Of the 110 inspectors and coordinators that the PJ used to have working in UNCTE – the national drug trafficking unit – numbers are now down to “a little more than 60”, police syndicate president Carlos Garcia explained.
UNCTE has been the target of the “largest bloodletting” in terms of the PJ’s human resources since 2005, he added, as he gave details of this year’s “successes” at a criminology conference.

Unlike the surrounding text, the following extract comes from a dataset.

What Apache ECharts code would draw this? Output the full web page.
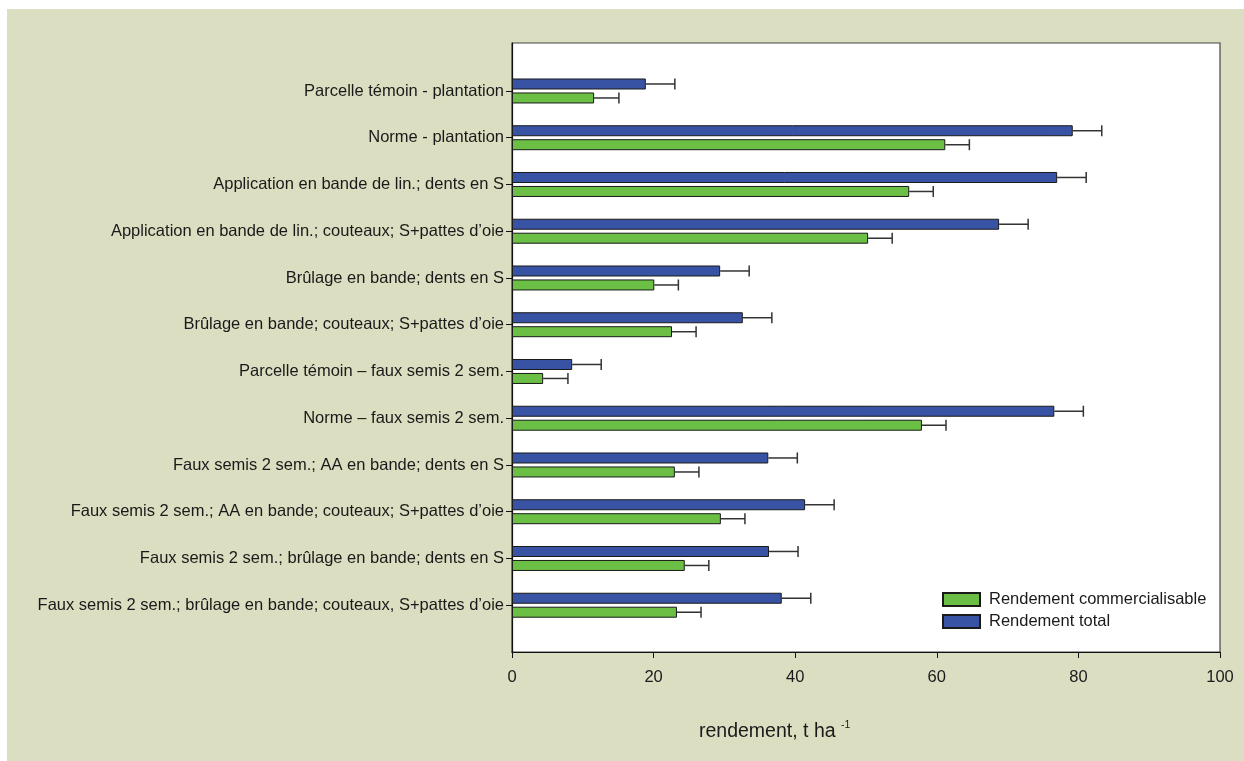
<!DOCTYPE html>
<html><head><meta charset="utf-8">
<script src="https://cdn.jsdelivr.net/npm/echarts@6/dist/echarts.min.js"></script>
<style>html,body{margin:0;padding:0;background:#fff}#c{width:1244px;height:761px}</style>
</head><body><div id="c"></div>
<script>
const categories = [
  "Parcelle témoin - plantation",
  "Norme - plantation",
  "Application en bande de lin.; dents en S",
  "Application en bande de lin.; couteaux; S+pattes d’oie",
  "Brûlage en bande; dents en S",
  "Brûlage en bande; couteaux; S+pattes d’oie",
  "Parcelle témoin – faux semis 2 sem.",
  "Norme – faux semis 2 sem.",
  "Faux semis 2 sem.; AA en bande; dents en S",
  "Faux semis 2 sem.; AA en bande; couteaux; S+pattes d’oie",
  "Faux semis 2 sem.; brûlage en bande; dents en S",
  "Faux semis 2 sem.; brûlage en bande; couteaux, S+pattes d’oie"
];
const totalValues      = [18.9, 79.2, 77.0, 68.8, 29.4, 32.6, 8.5, 76.6, 36.2, 41.4, 36.3, 38.1];
const totalErrors      = [4.1, 4.1, 4.1, 4.1, 4.1, 4.1, 4.1, 4.1, 4.1, 4.1, 4.1, 4.1];
const commercialValues = [11.6, 61.2, 56.1, 50.3, 20.1, 22.6, 4.4, 57.9, 23.0, 29.5, 24.4, 23.3];
const commercialErrors = [3.5, 3.4, 3.4, 3.4, 3.4, 3.4, 3.5, 3.4, 3.4, 3.4, 3.4, 3.4];
const seriesNames = ["Rendement total", "Rendement commercialisable"];
const xMin = 0, xMax = 100, xStep = 20;

const FONT = '"Liberation Sans", Arial, sans-serif';
const BLUE = '#3953a4', GREEN = '#6bbf45';
const BAR_W = 11;

function errSeries(vals, errs, offset) {
  return {
    type: 'custom', xAxisIndex: 1, yAxisIndex: 1, z: 5, silent: true,
    encode: { x: 0, y: 1 },
    data: vals.map((v, i) => [v, i, errs[i]]),
    renderItem: function (params, api) {
      const v = api.value(0), idx = api.value(1), e = api.value(2);
      const p0 = api.coord([v, idx]);
      const p1 = api.coord([v + e, idx]);
      const y = p0[1] + offset;
      const st = { stroke: '#333', lineWidth: 1.5 };
      return { type: 'group', children: [
        { type: 'line', shape: { x1: p0[0], y1: y, x2: p1[0], y2: y }, style: st },
        { type: 'line', shape: { x1: p1[0], y1: y - BAR_W / 2, x2: p1[0], y2: y + BAR_W / 2 }, style: st }
      ]};
    }
  };
}

const chart = echarts.init(document.getElementById('c'));
chart.setOption({
  backgroundColor: '#ffffff',
  animation: false,
  textStyle: { fontFamily: FONT },
  graphic: [
    { type: 'rect', z: -10, shape: { x: 7, y: 9, width: 1237, height: 752 }, style: { fill: '#dbdec0' } },
    { type: 'text', x: 699, y: 732, z: 10,
      style: { text: '{a|rendement, t ha }{b|-1}', verticalAlign: 'middle',
        rich: { a: { fontSize: 19.5, fontFamily: FONT, fill: '#1a1a1a' },
                b: { fontSize: 10.5, fontFamily: FONT, fill: '#1a1a1a', padding: [0, 0, 13, 0] } } } }
  ],
  legend: {
    data: [seriesNames[1], seriesNames[0]],
    icon: 'rect',
    orient: 'vertical', left: 937, top: 586, itemWidth: 37, itemHeight: 13, itemGap: 5,
    textStyle: { fontSize: 16.5, color: '#1a1a1a', fontFamily: FONT, padding: [0, 0, 0, 4] },
    selectedMode: false
  },
  grid: [
    { left: 512, top: 43, width: 708, height: 609, show: true, backgroundColor: '#ffffff', borderColor: '#444', borderWidth: 1.2 },
    { left: 512, top: 67.6, width: 708, height: 561 }
  ],
  xAxis: [
    { type: 'value', gridIndex: 0, min: xMin, max: xMax, interval: xStep,
      axisLine: { show: true, lineStyle: { color: '#111', width: 1.2 } },
      axisTick: { show: true, inside: false, length: 6, lineStyle: { color: '#111' } },
      axisLabel: { fontSize: 16.5, color: '#1a1a1a', margin: 17, fontFamily: FONT },
      splitLine: { show: false } },
    { type: 'value', gridIndex: 1, min: xMin, max: xMax, show: false }
  ],
  yAxis: [
    { type: 'value', gridIndex: 0, min: 0, max: 1,
      axisLine: { show: true, lineStyle: { color: '#111', width: 1.2 } },
      axisTick: { show: false }, axisLabel: { show: false }, splitLine: { show: false } },
    { type: 'category', gridIndex: 1, inverse: true, data: categories,
      axisLine: { show: false },
      axisTick: { show: true, alignWithLabel: true, length: 6, lineStyle: { color: '#111' } },
      axisLabel: { fontSize: 16.5, color: '#1a1a1a', margin: 8, fontFamily: FONT },
      splitLine: { show: false } }
  ],
  series: [
    { name: seriesNames[0], type: 'bar', xAxisIndex: 1, yAxisIndex: 1, data: totalValues,
      barWidth: BAR_W, barGap: '27%',
      itemStyle: { color: BLUE, borderColor: '#1a1a1a', borderWidth: 1 } },
    { name: seriesNames[1], type: 'bar', xAxisIndex: 1, yAxisIndex: 1, data: commercialValues,
      barWidth: BAR_W, barGap: '27%',
      itemStyle: { color: GREEN, borderColor: '#1a1a1a', borderWidth: 1 } },
    errSeries(totalValues, totalErrors, -7),
    errSeries(commercialValues, commercialErrors, 7)
  ]
});
</script></body></html>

In numbers, UNCTE this year has arrested 144 suspected traffickers (21 more than for the same period last year) and apprehended a ton of cannabis (less than last year’s 2.3 tons), 1.2 tons of cocaine (more than double last year’s 460kg), 3kg of heroin (less than last year’s 5 tons) and 10,000 tabs of ecstasy (over 100 times last year’s total of just 99 tablets).
Garcia explained that the drug force’s dip in manpower came because PJ focus is centred on economic crime, and “every time the government says it is going to clamp down on economic crime, it takes inspectors off the drug squad”.
But he told DN he cannot understand the political thinking behind this status quo, as “drug trafficking should remain a priority”.
Meantime, the PJ is actually creating a new unit, to crackdown on IT crime which will include 120 inspectors, all undergoing training within the next two years.
The unit demands graduate entries in 86 different subjects, adds DN.